Allares, bargueños, cantareros, garlopas, jamugas... Explicar el significado de cada uno de estos objetos requeriría la extensión de esta columna. Todos estos enseres, y muchos más, se encuentran, ordenados y hasta enumerados, en Coleccionmanía, una de las escasas tiendas de numismática y antigüedades en funcionamiento. Al frente de la misma funge Pedro Ángel Bañuelos (Logroño, 1962), uno de los pocos anticuarios en ejercicio en la región.
Confía en no jubilarse nunca porque, tras muchos años de dedicación profesional como peluquero, en septiembre de 2014 abrió, con su mujer y su hija, su tienda de antigüedades. En esta década, «ha aprendido más que en la universidad». En su opinión el requisito indispensable de todo brocanteur es «ser honesto» pero, sobre todo, ha de tener «un ojo experto» aunque él reconoce, sin rubor, haber fallado «más de una vez» en sus tasaciones.

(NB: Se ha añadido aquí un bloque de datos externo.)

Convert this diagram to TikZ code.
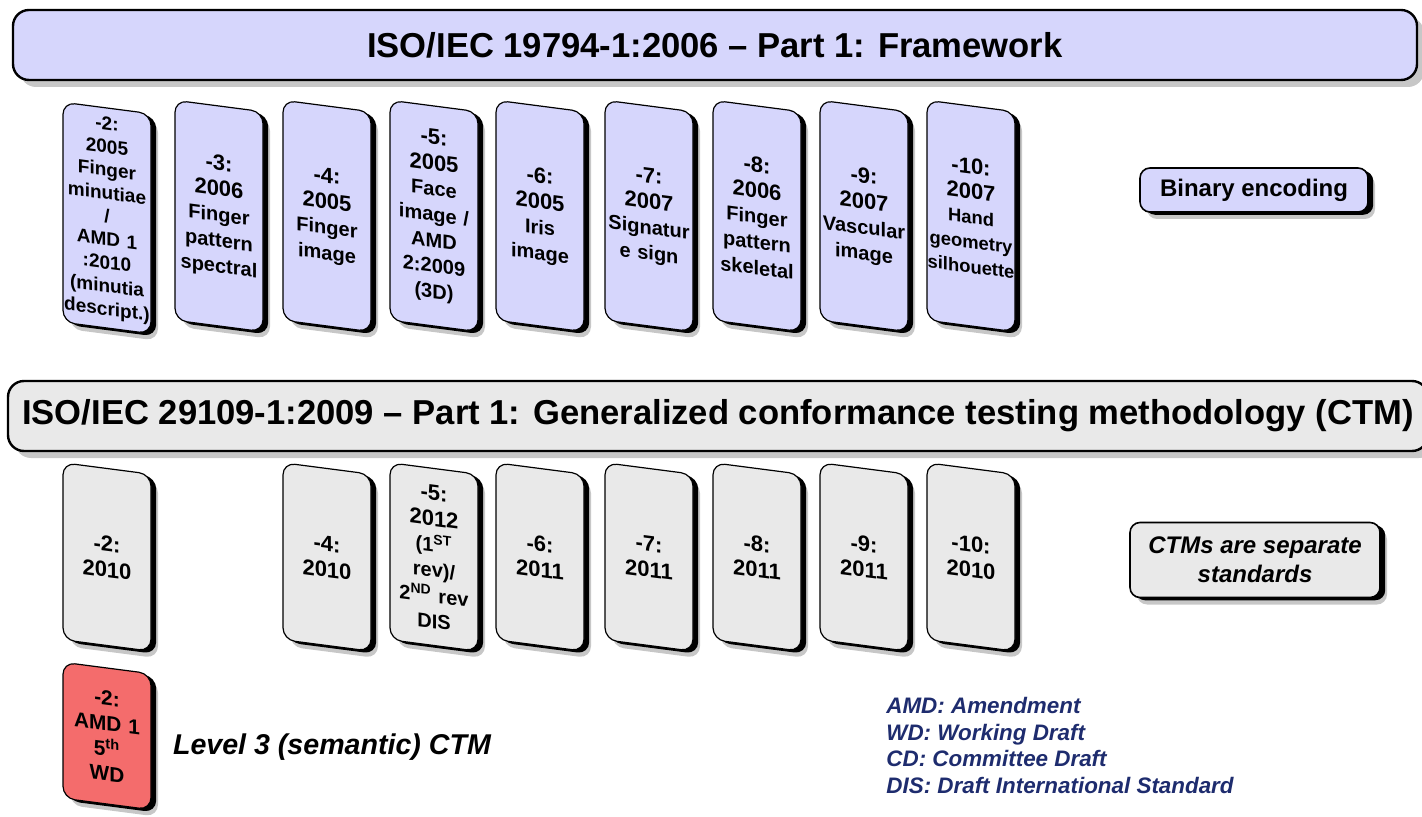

Más allá de sus apreciaciones, está orgulloso de haber podido hacer de su afición (además de anticuario se ha especializado en numismática hasta el punto que es uno de los pocos negocios que emite el certificado PMG, acrónimo inglés de Paper Money Guaranty), su modo de vida.
No acude a ferias ni a rastros porque las antiguallas llegan a sus manos «a través de herencias». Sabe que el oficio está de capa caída porque «están desapareciendo y no hablo solo de Logroño». Los márgenes son escasos pues «se vende mal y los precios han bajado» (a él muchos compañeros le acusan de vender barato) al tiempo que el cliente ya no aprecia el valor de lo añejo pese a que él, y todos en su gremio, consideran «que una buena antigüedad no riñe con la decoración moderna».
Aunque la profesión está contra las cuerdas, gracias a internet ha conseguido un escaparate universal: «Vendemos en todo el mundo». Sus taraceas, sus Santo Domingos, sus cornucopias no tardarán en encontrar acomodo. De fuera vendrán y le comprarán.